Ollama Setup for GrepAI
This skill covers installing and configuring Ollama as the local embedding provider for GrepAI. Ollama enables 100% private code search where your code never leaves your machine.
When to Use This Skill
- •Setting up GrepAI with local, private embeddings
- •Installing Ollama for the first time
- •Choosing and downloading embedding models
- •Troubleshooting Ollama connection issues
Why Ollama?
| Benefit | Description |
|---|---|
| 🔒 Privacy | Code never leaves your machine |
| 💰 Free | No API costs |
| ⚡ Fast | Local processing, no network latency |
| 🔌 Offline | Works without internet |
Installation
macOS (Homebrew)
# Install Ollama brew install ollama # Start the Ollama service ollama serve
macOS (Direct Download)
- •Download from ollama.com
- •Open the
.dmgand drag to Applications - •Launch Ollama from Applications
Linux
# One-line installer curl -fsSL https://ollama.com/install.sh | sh # Start the service ollama serve
Windows
- •Download installer from ollama.com
- •Run the installer
- •Ollama starts automatically as a service
Downloading Embedding Models
GrepAI requires an embedding model to convert code into vectors.
Recommended Model: nomic-embed-text
# Download the recommended model (768 dimensions) ollama pull nomic-embed-text
Specifications:
- •Dimensions: 768
- •Size: ~274 MB
- •Performance: Excellent for code search
- •Language: English-optimized
Alternative Models
# Multilingual support (better for non-English code/comments) ollama pull nomic-embed-text-v2-moe # Larger, more accurate ollama pull bge-m3 # Maximum quality ollama pull mxbai-embed-large
| Model | Dimensions | Size | Best For |
|---|---|---|---|
nomic-embed-text | 768 | 274 MB | General code search |
nomic-embed-text-v2-moe | 768 | 500 MB | Multilingual codebases |
bge-m3 | 1024 | 1.2 GB | Large codebases |
mxbai-embed-large | 1024 | 670 MB | Maximum accuracy |
Verifying Installation
Check Ollama is Running
# Check if Ollama server is responding curl http://localhost:11434/api/tags # Expected output: JSON with available models
List Downloaded Models
ollama list # Output: # NAME ID SIZE MODIFIED # nomic-embed-text:latest abc123... 274 MB 2 hours ago
Test Embedding Generation
# Quick test (should return embedding vector)

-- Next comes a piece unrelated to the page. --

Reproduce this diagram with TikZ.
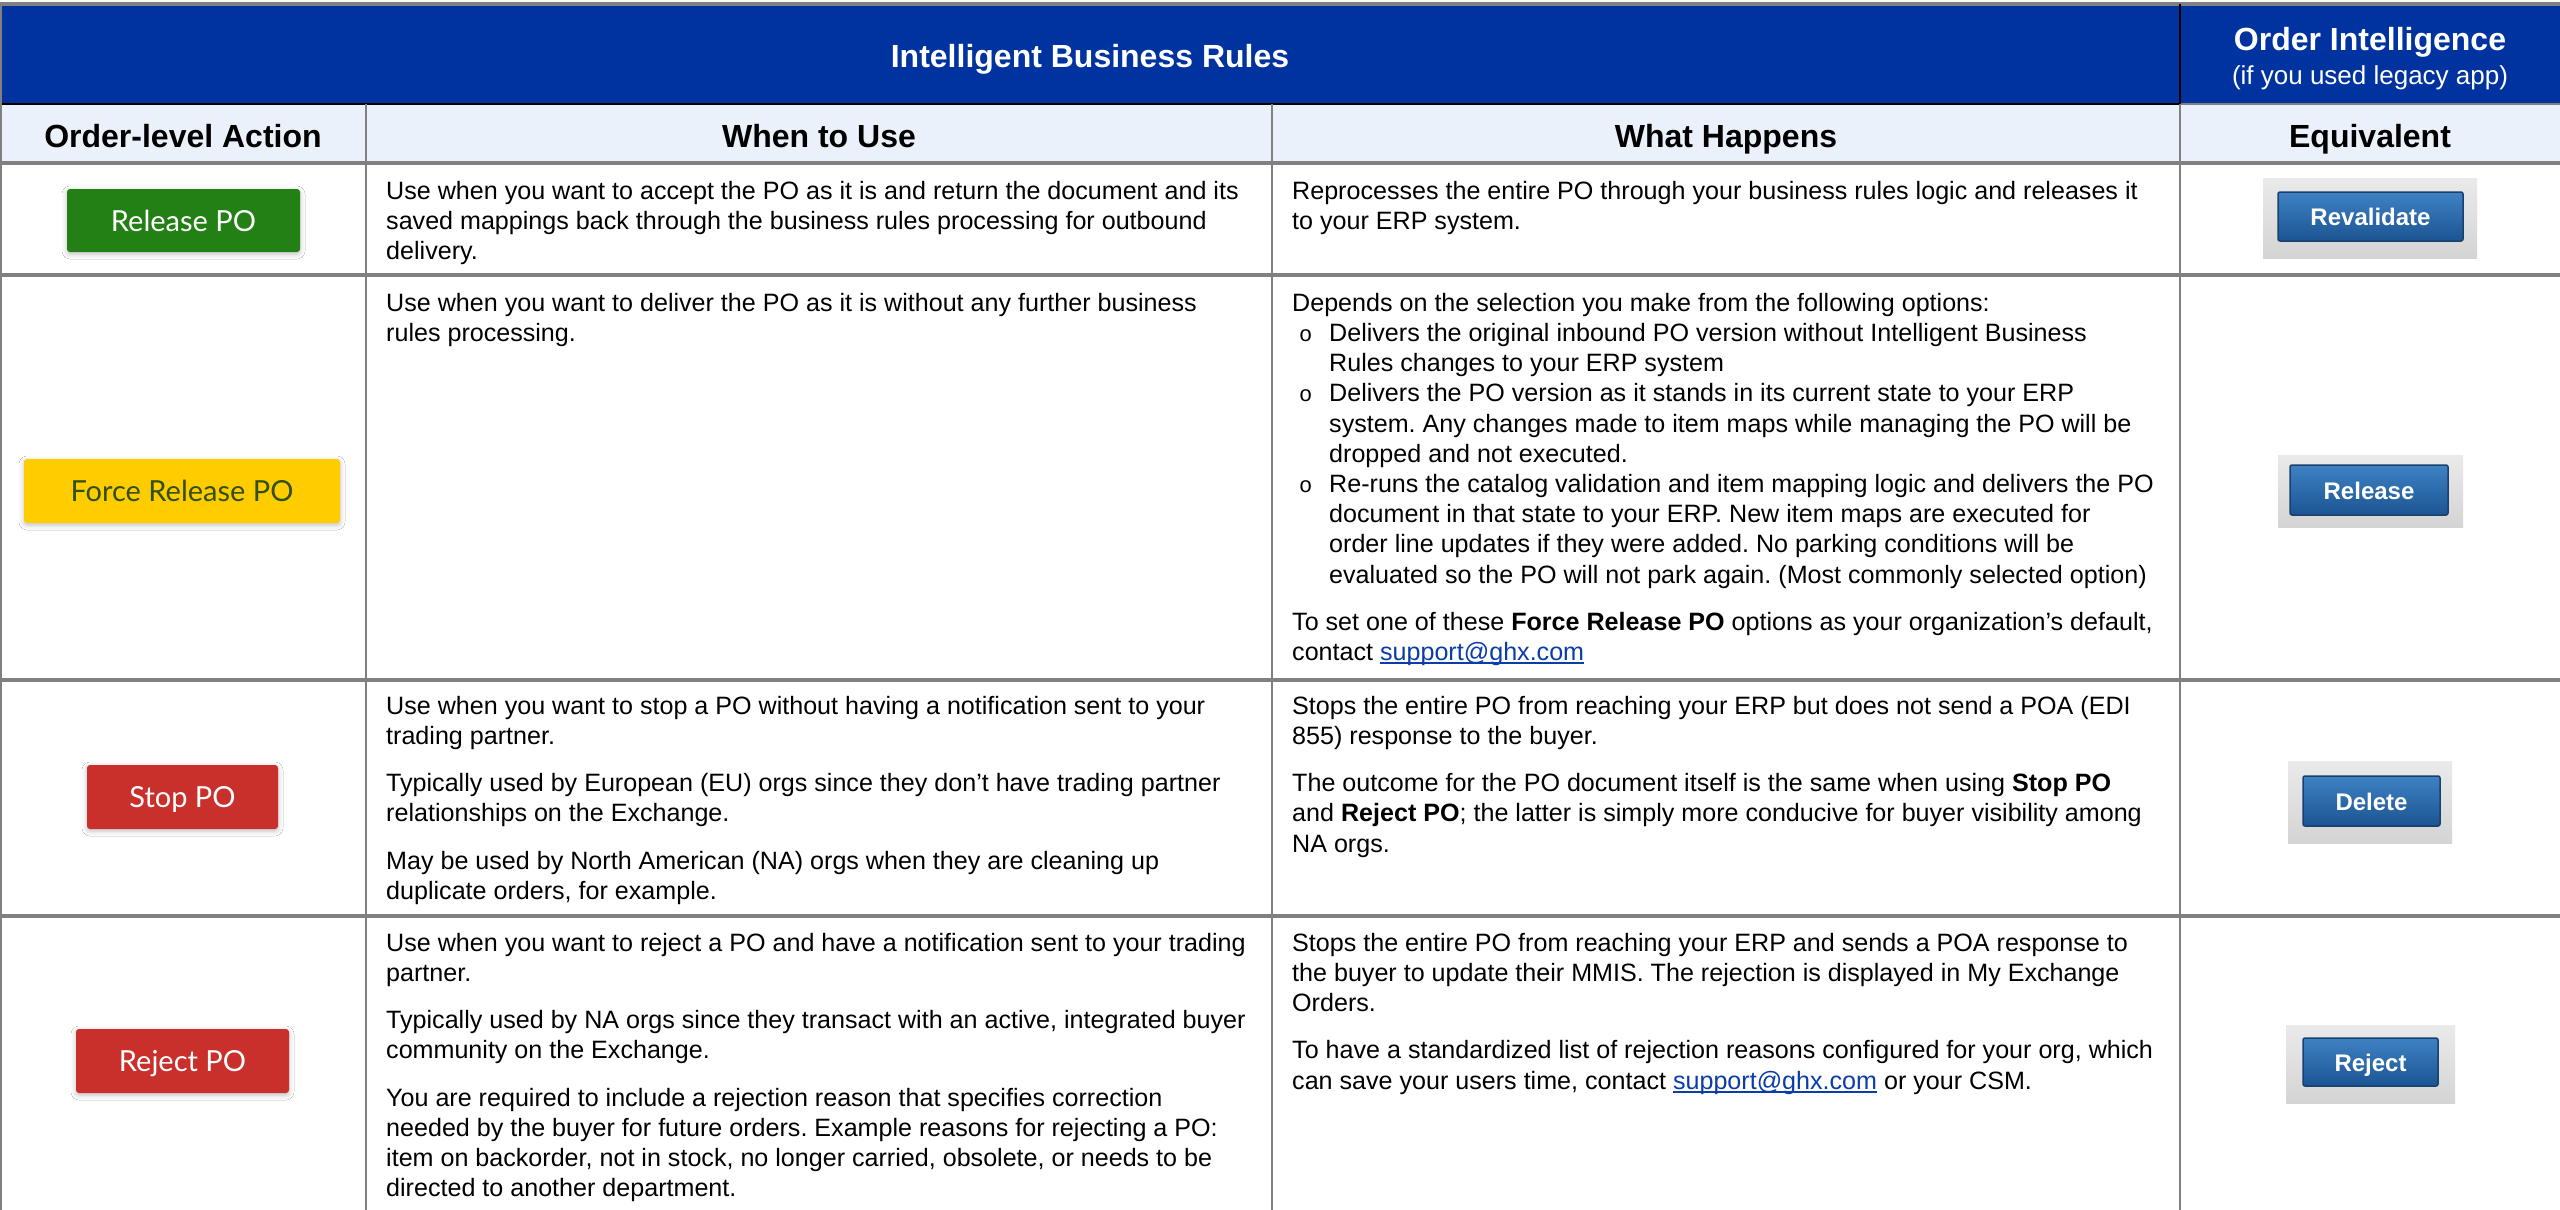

curl http://localhost:11434/api/embeddings -d '{
"model": "nomic-embed-text",
"prompt": "function hello() { return world; }"
}'
Configuring GrepAI for Ollama
After installing Ollama, configure GrepAI to use it:
# .grepai/config.yaml embedder: provider: ollama model: nomic-embed-text endpoint: http://localhost:11434
This is the default configuration when you run grepai init, so no changes are needed if using nomic-embed-text.
Running Ollama
Foreground (Development)
# Run in current terminal (see logs) ollama serve
Background (macOS/Linux)
# Using nohup nohup ollama serve & # Or as a systemd service (Linux) sudo systemctl enable ollama sudo systemctl start ollama
Check Status
# Check if running pgrep -f ollama # Or test the API curl -s http://localhost:11434/api/tags | head -1
Resource Considerations
Memory Usage
Embedding models load into RAM:
- •
nomic-embed-text: ~500 MB RAM - •
bge-m3: ~1.5 GB RAM - •
mxbai-embed-large: ~1 GB RAM
CPU vs GPU
Ollama uses CPU by default. For faster embeddings:
- •macOS: Uses Metal (Apple Silicon) automatically
- •Linux/Windows: Install CUDA for NVIDIA GPU support
Common Issues
❌ Problem: connection refused to localhost:11434
✅ Solution: Start Ollama:
ollama serve
❌ Problem: Model not found ✅ Solution: Pull the model first:
ollama pull nomic-embed-text
❌ Problem: Slow embedding generation ✅ Solution:
- •Use a smaller model
- •Ensure Ollama is using GPU (check
ollama ps) - •Close other memory-intensive applications
❌ Problem: Out of memory ✅ Solution: Use a smaller model or increase system RAM
Best Practices
- •Start Ollama before GrepAI: Ensure
ollama serveis running - •Use recommended model:
nomic-embed-textoffers best balance - •Keep Ollama running: Leave it as a background service
- •Update periodically:
ollama pull nomic-embed-textfor updates
Output Format
After successful setup:
✅ Ollama Setup Complete Ollama Version: 0.1.x Endpoint: http://localhost:11434 Model: nomic-embed-text (768 dimensions) Status: Running GrepAI is ready to use with local embeddings. Your code will never leave your machine.